Chinese belongs to the Sino-Tibetan language group. Sino-Tibetan is a major genetic grouping of languages.
The Sino-Tibetan speech community stretches from northeastern India to northeastern China, and its billion-plus speakers are found in Southeast Asia, South Asia, and East Asia.
Chinese itself is not a single language, but a language family like the Romance language family to which French, Spanish, Italian, Romanian, and Swiss Romansch belong.
Like the Romance languages, the Chinese languages are mutually unintelligible (that is what makes them different languages).
But, because they share a common history and a good deal of common vocabulary and grammar, it is much easier for a speaker of one Chinese language to learn another Chinese language than for a complete outsider to do so.
Again, this is true of the Romance languages as well.
The Chinese languages referred to here are the famous Chinese "dialects":
Cantonese, Shanghai, Fukienese, etc.
Because speakers of one of these "dialects" cannot understand speakers of another of them, the "dialects" are as much real languages as are the Romance languages.
The earliest origin of this writing system was in fact pictorial.
These early characters dating from perhaps three thousand years ago illustrate how Chinese writing began.
But this early start with pictorial writing was quickly abandoned.
It is difficult for pictures to represent abstract thoughts, and different people's drawings of the same object may differ greatly.
It is simply cumbersome to express lengthy messages by pictures. As writing became more common and as the nature of written material became more diverse, Chinese writing grew more and more stylized and less pictorial.
In the third century, B.C., Chinese writing was officially standardized to a form that is not too distant from today's Chinese writing. Since that time, the pictorial origins of Chinese writing have been largely obscured by the uniformity imposed on the writing to make it more efficient.
Each Chinese character is pronounced as a single syllable. This is the source of the myth that Chinese is monosyllabic. The truth is that most Chinese words are polysyllabic and are written in clusters of characters.

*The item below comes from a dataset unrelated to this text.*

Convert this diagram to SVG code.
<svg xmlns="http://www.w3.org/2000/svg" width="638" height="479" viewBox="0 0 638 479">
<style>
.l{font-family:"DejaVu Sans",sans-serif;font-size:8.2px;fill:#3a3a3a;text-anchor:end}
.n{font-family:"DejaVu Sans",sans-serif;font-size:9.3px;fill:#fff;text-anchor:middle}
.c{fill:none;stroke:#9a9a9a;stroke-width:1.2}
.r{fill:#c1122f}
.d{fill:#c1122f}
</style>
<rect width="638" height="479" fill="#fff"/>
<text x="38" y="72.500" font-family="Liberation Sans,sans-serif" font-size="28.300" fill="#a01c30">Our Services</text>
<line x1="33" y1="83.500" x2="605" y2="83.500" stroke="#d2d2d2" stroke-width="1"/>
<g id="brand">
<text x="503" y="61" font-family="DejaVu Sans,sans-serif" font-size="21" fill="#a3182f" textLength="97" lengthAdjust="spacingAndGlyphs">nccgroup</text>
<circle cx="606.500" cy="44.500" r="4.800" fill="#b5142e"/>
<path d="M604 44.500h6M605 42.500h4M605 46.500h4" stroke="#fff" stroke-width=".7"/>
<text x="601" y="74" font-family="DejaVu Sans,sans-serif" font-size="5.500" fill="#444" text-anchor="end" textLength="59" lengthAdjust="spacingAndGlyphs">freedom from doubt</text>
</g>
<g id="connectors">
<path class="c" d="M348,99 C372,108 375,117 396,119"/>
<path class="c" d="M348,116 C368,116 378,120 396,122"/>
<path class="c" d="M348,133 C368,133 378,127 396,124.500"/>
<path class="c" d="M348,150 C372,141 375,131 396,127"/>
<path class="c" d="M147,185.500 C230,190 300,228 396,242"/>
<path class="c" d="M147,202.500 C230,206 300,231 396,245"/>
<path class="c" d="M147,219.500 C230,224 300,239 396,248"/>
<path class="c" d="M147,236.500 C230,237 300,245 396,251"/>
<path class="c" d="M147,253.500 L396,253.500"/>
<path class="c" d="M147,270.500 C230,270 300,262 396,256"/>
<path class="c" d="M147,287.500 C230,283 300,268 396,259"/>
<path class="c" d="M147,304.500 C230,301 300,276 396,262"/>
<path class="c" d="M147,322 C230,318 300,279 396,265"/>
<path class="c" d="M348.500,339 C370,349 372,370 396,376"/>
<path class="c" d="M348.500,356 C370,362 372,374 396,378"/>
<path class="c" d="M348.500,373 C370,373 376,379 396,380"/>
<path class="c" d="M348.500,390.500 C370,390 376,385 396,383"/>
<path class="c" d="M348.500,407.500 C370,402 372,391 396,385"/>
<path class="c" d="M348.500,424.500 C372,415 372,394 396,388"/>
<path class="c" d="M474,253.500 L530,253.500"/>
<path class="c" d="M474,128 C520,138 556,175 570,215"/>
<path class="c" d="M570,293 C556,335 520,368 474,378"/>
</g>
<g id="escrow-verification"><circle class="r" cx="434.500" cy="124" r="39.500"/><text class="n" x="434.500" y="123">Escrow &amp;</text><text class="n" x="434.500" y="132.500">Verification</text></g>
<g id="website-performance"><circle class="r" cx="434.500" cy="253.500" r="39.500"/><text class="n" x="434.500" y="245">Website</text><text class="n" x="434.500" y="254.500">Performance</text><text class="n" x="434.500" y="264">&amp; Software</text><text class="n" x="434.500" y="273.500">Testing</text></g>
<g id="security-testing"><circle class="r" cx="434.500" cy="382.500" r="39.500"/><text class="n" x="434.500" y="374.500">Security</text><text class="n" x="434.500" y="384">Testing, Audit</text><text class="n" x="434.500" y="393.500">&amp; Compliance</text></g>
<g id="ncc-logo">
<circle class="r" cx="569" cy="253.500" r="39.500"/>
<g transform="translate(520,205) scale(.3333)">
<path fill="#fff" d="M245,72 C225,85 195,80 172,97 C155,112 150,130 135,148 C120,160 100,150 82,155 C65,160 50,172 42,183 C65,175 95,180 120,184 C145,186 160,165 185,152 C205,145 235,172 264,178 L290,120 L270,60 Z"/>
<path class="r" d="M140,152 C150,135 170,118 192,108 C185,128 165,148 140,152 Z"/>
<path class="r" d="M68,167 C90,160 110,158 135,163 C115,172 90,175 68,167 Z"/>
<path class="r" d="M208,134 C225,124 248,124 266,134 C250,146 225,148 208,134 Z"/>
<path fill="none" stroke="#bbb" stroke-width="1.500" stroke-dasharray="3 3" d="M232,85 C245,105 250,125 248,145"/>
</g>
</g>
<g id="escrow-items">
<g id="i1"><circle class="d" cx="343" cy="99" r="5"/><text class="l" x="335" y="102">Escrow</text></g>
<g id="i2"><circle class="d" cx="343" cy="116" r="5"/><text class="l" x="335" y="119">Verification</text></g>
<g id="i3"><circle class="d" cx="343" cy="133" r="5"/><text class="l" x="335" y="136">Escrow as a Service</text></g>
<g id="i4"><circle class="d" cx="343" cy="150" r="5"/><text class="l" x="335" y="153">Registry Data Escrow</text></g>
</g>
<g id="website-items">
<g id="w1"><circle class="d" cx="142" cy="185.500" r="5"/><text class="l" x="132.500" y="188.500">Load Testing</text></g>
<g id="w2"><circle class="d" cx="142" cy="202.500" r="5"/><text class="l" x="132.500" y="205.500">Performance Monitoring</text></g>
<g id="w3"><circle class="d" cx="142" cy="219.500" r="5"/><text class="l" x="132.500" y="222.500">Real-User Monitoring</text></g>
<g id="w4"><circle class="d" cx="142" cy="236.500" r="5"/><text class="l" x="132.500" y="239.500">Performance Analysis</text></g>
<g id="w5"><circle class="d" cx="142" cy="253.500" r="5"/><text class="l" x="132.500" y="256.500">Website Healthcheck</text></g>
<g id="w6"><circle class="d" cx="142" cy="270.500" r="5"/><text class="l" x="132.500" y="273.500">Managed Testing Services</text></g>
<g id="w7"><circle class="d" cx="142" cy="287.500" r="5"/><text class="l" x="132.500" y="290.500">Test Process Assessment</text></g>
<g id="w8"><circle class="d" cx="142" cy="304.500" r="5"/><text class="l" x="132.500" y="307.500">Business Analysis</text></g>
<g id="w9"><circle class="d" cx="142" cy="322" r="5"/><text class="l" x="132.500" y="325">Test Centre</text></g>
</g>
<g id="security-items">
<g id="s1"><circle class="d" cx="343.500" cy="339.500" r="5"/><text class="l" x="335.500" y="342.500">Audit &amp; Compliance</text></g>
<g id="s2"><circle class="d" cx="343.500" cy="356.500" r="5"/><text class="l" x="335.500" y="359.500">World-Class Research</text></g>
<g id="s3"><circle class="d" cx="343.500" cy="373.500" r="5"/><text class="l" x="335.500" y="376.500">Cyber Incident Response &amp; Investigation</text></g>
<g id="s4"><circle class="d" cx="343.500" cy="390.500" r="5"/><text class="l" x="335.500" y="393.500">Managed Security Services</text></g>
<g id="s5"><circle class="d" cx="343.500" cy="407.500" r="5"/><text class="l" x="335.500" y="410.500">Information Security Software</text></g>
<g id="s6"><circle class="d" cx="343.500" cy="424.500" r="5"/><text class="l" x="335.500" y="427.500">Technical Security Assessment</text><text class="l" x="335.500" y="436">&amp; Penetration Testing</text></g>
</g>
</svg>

Most words in modern Chinese are two syllables (two characters).
Thus, ming means "clear, bright" and bai means "white, blank".
Put together, mingbai means "understand, clear," and onlymingbai can be used to mean "understand."
Ming can never be used alone, and bai means something different when it is used alone.
Language is simply one of the tools through which a society expresses its character, and it is to be expected, not wondered at, that Chinese society expresses the same characteristics through its language as it does in other cultural forms.